**GIVEN INSTRUCTION:**
Reproduce the listing below from the line with "Convert this diagram to TikZ code." to the line with "-- (572,412) arc[start", both lines included, character for character, minus any pictures.
# RECORDS FOR THE TASK start
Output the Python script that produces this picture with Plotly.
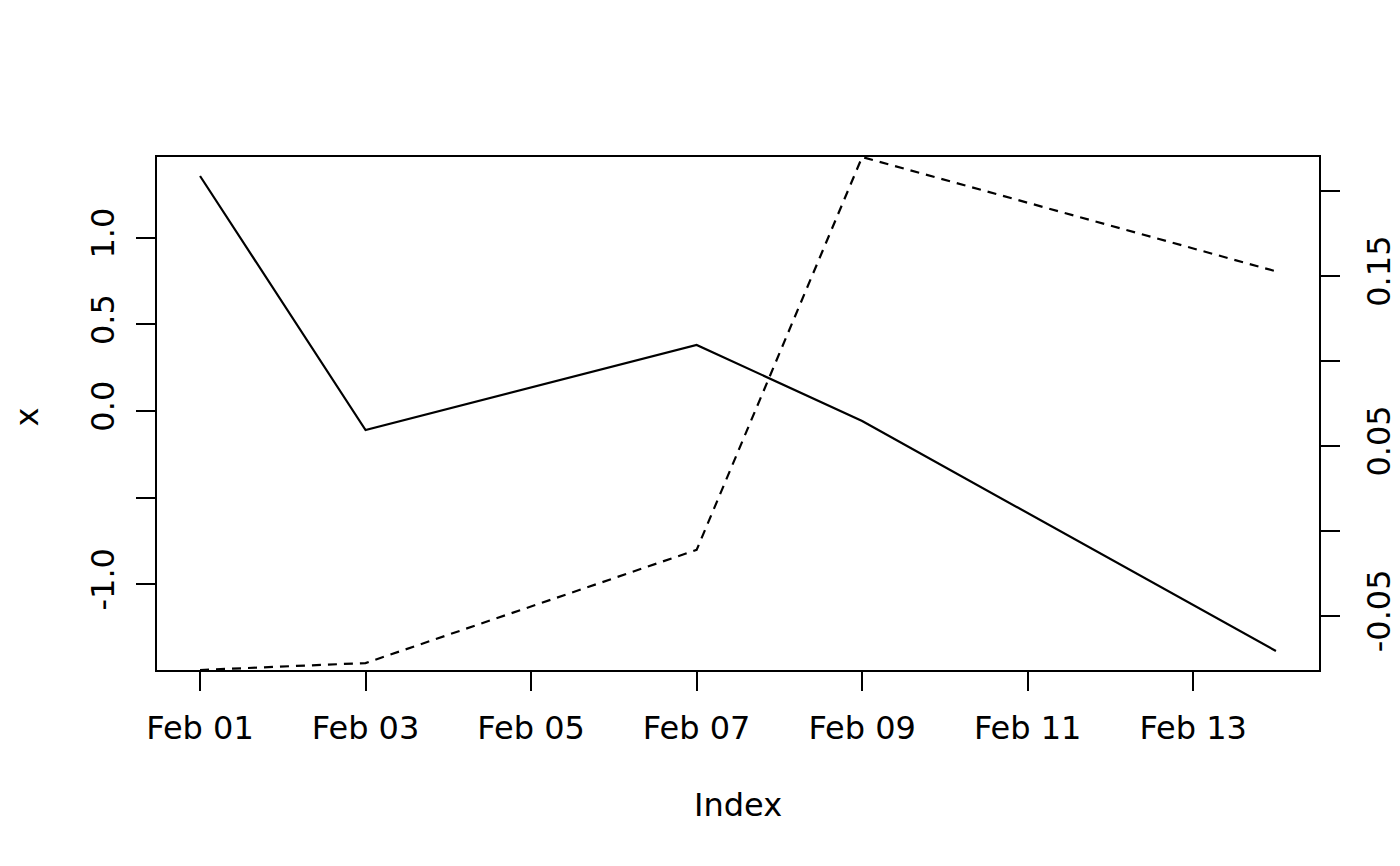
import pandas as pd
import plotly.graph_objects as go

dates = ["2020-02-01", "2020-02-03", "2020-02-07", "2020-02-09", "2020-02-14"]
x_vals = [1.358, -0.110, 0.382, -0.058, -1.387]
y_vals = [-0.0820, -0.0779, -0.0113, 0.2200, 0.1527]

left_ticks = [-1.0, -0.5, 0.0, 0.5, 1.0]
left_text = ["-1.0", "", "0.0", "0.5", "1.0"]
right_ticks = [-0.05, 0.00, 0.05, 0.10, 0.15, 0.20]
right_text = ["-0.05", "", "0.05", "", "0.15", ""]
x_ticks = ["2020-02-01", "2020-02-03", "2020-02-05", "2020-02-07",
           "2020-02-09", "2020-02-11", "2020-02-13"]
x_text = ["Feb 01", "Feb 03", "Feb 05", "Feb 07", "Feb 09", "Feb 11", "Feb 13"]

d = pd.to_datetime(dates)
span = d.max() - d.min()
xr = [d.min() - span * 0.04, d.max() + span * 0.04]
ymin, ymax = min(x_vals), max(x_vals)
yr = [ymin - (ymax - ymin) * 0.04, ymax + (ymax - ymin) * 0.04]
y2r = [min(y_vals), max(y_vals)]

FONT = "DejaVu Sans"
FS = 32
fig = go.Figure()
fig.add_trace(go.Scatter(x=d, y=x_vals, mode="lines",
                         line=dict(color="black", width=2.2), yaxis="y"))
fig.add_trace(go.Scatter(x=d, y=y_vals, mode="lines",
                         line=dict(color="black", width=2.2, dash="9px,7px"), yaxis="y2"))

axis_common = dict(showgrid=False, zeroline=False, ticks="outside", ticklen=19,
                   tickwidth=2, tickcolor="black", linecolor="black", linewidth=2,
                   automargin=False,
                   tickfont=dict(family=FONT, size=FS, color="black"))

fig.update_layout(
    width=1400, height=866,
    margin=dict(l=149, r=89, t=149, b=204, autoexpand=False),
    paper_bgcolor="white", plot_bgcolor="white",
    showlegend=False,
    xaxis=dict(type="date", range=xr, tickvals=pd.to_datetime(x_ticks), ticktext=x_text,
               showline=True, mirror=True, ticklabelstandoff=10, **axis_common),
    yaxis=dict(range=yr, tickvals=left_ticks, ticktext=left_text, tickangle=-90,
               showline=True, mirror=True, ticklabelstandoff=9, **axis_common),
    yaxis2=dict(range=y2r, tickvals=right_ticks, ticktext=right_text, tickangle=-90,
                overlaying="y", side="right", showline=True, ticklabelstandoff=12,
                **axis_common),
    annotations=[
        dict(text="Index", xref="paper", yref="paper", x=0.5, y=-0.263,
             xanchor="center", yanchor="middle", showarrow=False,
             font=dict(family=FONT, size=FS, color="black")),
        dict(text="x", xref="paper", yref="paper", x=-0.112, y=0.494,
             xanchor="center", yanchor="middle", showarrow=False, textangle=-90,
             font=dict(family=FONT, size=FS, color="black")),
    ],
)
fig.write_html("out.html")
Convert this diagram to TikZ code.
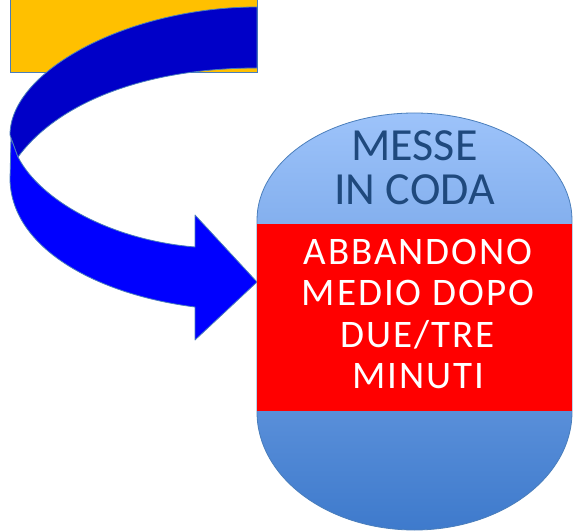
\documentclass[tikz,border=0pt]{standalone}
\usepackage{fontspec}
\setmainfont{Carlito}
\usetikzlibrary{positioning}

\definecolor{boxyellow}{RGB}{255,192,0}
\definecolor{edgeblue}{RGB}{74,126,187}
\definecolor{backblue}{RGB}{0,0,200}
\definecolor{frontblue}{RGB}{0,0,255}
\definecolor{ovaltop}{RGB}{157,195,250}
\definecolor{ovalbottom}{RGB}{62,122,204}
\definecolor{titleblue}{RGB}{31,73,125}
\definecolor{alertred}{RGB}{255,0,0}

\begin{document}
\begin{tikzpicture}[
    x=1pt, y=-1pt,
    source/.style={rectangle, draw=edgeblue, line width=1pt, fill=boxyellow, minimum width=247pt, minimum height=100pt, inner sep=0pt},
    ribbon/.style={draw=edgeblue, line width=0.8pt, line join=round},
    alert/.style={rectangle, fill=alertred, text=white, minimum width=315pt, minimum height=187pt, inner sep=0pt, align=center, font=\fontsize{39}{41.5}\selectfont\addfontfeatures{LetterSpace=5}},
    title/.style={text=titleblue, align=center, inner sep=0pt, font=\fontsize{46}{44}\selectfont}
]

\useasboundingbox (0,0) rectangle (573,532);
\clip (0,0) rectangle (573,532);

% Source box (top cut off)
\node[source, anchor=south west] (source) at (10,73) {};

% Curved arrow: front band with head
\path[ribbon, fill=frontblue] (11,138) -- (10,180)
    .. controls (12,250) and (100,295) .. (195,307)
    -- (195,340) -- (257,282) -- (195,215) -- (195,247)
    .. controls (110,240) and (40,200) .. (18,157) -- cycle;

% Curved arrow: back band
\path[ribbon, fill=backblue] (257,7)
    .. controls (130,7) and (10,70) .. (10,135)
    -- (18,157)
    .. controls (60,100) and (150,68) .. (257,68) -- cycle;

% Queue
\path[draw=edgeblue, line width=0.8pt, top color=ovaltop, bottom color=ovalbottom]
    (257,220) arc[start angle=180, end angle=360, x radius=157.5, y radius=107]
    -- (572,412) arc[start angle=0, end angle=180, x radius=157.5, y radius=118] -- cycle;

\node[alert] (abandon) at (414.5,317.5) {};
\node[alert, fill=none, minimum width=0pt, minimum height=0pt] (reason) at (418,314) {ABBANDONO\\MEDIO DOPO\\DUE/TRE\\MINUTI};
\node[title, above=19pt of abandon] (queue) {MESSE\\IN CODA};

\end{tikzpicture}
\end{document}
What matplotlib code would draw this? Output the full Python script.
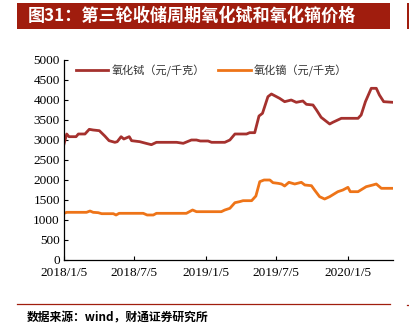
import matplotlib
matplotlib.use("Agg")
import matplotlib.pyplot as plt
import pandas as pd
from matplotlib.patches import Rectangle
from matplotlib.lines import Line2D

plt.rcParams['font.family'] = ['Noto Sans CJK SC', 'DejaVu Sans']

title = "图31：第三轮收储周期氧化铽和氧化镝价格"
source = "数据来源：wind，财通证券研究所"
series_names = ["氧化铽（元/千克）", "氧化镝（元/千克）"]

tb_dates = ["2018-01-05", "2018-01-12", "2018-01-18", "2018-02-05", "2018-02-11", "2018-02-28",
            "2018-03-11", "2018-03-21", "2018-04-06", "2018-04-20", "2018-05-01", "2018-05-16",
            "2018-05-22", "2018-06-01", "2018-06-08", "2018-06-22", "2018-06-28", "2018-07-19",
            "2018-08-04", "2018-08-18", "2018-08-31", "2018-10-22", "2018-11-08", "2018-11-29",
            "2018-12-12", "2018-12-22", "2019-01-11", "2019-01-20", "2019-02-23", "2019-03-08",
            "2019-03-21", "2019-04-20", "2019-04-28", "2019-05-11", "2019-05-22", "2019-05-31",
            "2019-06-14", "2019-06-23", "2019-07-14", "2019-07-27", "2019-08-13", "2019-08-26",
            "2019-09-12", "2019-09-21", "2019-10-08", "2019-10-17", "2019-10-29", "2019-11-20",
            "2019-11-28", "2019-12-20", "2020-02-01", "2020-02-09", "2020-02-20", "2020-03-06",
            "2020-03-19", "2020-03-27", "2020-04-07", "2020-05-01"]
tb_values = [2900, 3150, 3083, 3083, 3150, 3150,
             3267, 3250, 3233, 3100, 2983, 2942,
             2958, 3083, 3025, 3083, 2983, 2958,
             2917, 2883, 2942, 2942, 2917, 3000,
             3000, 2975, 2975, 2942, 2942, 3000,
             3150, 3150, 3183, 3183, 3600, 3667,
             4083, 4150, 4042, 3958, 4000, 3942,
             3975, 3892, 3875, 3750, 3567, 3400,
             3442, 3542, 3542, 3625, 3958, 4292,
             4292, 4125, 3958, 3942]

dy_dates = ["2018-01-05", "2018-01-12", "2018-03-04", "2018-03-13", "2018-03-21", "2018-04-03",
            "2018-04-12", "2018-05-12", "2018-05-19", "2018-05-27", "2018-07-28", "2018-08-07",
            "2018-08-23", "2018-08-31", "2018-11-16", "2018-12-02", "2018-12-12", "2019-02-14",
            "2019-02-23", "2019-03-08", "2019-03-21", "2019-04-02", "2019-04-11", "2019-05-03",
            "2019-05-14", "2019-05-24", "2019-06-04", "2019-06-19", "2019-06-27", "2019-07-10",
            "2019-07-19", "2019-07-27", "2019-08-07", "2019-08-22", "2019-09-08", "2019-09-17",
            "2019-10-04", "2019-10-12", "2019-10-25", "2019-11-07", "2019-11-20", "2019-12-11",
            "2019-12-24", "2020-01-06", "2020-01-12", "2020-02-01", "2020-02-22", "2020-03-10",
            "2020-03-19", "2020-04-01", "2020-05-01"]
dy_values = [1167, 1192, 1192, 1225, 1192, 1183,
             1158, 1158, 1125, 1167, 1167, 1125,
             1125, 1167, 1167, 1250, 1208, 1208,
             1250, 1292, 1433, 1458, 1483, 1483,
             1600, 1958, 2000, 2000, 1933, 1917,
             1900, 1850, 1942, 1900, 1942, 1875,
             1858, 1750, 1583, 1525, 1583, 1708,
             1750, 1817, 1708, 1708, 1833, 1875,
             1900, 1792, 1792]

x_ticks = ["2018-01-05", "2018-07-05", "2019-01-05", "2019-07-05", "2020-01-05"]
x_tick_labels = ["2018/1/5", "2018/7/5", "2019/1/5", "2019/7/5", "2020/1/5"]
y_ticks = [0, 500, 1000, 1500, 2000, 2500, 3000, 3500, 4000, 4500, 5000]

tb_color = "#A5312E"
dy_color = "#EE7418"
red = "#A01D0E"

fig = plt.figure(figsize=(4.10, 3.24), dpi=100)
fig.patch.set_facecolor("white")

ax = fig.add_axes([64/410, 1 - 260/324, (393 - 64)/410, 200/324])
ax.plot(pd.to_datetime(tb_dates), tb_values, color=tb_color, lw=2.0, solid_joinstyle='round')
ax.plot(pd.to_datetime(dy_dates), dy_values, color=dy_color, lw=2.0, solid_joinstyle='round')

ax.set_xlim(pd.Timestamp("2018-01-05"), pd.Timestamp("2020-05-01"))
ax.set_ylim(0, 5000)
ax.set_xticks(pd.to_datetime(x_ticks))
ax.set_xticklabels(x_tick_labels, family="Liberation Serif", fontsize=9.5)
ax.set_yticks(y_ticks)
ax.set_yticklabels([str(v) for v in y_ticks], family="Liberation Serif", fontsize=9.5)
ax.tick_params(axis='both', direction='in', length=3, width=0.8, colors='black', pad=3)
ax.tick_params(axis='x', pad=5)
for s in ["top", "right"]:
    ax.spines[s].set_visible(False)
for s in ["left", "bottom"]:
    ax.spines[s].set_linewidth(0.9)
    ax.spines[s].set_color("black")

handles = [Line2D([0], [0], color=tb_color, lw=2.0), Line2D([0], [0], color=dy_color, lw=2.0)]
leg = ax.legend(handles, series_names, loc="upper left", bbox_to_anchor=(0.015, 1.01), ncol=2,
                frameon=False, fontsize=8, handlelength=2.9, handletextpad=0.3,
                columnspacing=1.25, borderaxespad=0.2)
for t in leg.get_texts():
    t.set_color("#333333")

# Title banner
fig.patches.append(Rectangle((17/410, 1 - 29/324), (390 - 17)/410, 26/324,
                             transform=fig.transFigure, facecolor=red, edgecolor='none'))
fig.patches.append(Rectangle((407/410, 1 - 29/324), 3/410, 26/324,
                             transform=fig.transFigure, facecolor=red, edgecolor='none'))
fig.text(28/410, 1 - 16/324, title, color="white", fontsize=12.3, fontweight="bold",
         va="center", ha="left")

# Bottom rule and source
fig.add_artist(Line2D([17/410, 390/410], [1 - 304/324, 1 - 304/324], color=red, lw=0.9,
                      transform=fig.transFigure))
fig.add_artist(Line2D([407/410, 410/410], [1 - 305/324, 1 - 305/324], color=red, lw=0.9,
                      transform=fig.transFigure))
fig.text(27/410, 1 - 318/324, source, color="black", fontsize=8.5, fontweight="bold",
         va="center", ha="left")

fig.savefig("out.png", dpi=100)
# RECORDS FOR THE TASK end
**ANSWER TO THE TASK:**
Convert this diagram to TikZ code.
\documentclass[tikz,border=0pt]{standalone}
\usepackage{fontspec}
\setmainfont{Carlito}
\usetikzlibrary{positioning}

\definecolor{boxyellow}{RGB}{255,192,0}
\definecolor{edgeblue}{RGB}{74,126,187}
\definecolor{backblue}{RGB}{0,0,200}
\definecolor{frontblue}{RGB}{0,0,255}
\definecolor{ovaltop}{RGB}{157,195,250}
\definecolor{ovalbottom}{RGB}{62,122,204}
\definecolor{titleblue}{RGB}{31,73,125}
\definecolor{alertred}{RGB}{255,0,0}

\begin{document}
\begin{tikzpicture}[
    x=1pt, y=-1pt,
    source/.style={rectangle, draw=edgeblue, line width=1pt, fill=boxyellow, minimum width=247pt, minimum height=100pt, inner sep=0pt},
    ribbon/.style={draw=edgeblue, line width=0.8pt, line join=round},
    alert/.style={rectangle, fill=alertred, text=white, minimum width=315pt, minimum height=187pt, inner sep=0pt, align=center, font=\fontsize{39}{41.5}\selectfont\addfontfeatures{LetterSpace=5}},
    title/.style={text=titleblue, align=center, inner sep=0pt, font=\fontsize{46}{44}\selectfont}
]

\useasboundingbox (0,0) rectangle (573,532);
\clip (0,0) rectangle (573,532);

% Source box (top cut off)
\node[source, anchor=south west] (source) at (10,73) {};

% Curved arrow: front band with head
\path[ribbon, fill=frontblue] (11,138) -- (10,180)
    .. controls (12,250) and (100,295) .. (195,307)
    -- (195,340) -- (257,282) -- (195,215) -- (195,247)
    .. controls (110,240) and (40,200) .. (18,157) -- cycle;

% Curved arrow: back band
\path[ribbon, fill=backblue] (257,7)
    .. controls (130,7) and (10,70) .. (10,135)
    -- (18,157)
    .. controls (60,100) and (150,68) .. (257,68) -- cycle;

% Queue
\path[draw=edgeblue, line width=0.8pt, top color=ovaltop, bottom color=ovalbottom]
    (257,220) arc[start angle=180, end angle=360, x radius=157.5, y radius=107]
    -- (572,412) arc[start angle=0, end angle=180, x radius=157.5, y radius=118] -- cycle;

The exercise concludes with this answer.